Maybe the third time really is the charm. While I feel it’s too early to say we’ve won our long battle with the squash vine borer, all signs are pointing to success. I despise this little creature and it’s been the bane of my gardening experience for the past three years.

First, a bit of background. Three years ago we were happily watching our zucchini, yellow squash and cucumber plants bloom and blossom. I even picked one yellow squash on the plant and was looking forward to more to come. Then one day, we went out to check on the plants and saw those three were brown, wilted and dead. It really seemed to happen overnight.

Being new to gardening, we couldn’t figure it out. We watered them enough, kept weeds out and they had plenty of sunlight. So what gives? After some research on gardening websites, we learned that it wasn’t really our fault. It was the squash vine borer that ravaged our plants.
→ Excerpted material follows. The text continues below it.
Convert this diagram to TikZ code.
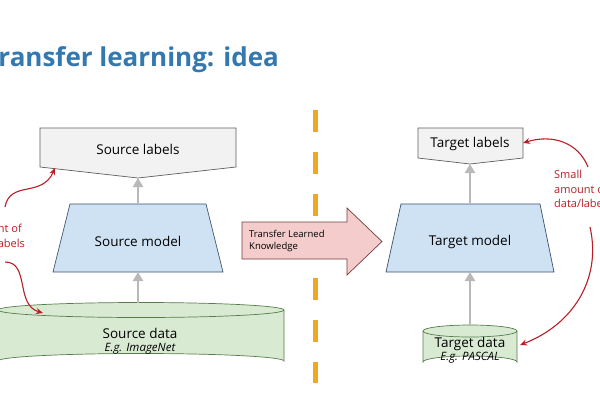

It was already too late in the season to find any new plants, so we chalked it up to a loss and decided to try again next year. Last year we were prepared for battle, knew what to look for and were ready to defend our zucchini plants. But it still happened. I noticed a little bit of wilting and then saw the entry hole in one of the stems.

Armed with toothpicks and a paring knife, I slit open the affected stems, found the borer and stabbed it with the toothpick. Then we covered the hole with dirt and hoped the plants recovered. The good news is they didn’t die. The bad news is they didn’t produce any more fruit. And if a squash did start growing, it seemed to shrivel up as quickly as it grew.

Our yellow squash plant is doing much better this year than it has in the past two summers. We’re still a bit wary of the squash vine borer killing these again.

Which brings us to this summer. I am determined to grow zucchini and cucumber and beat this damn borer. Here was our plan this year and so far it seems to be working.

  1. New location. We moved the squash plants as far away as we could from the bed it was in last year while still getting it full sun.
  2. Planting late. Usually we plant everything in mid- to late-May. This year we waiting until late June to avoid the breeding/egg laying season of the wasp-like adult borer.
  3. Obsessive checking.  I thoroughly researched (again) what the egg sacks looked like and studied pictures of frass (made from the borer’s entry hole). Every day, I examined the stems for signs of it and crushed anything I thought was an egg sack. This also meant slicing open the stem of a cucumber plant that died to check for the squash vine borer (I found nothing).
  4. Plant a back-up. We also planted another zucchini plant in a pot and placed it far away from the ones in the bed, so if either succumbed to the squash vine borer, there would be another one growing.
  5. Luck. While we tried to do everything right, sometimes things get missed. I did notice a couple breaks in the stems (which I later learned are called healthy splits), and we did lose one cucumber plant, but right now the squash plants are full of blossoms and looking healthy.

This website has some good information and pictures of the squash vine borers. The discussion in the comment section is also helpful.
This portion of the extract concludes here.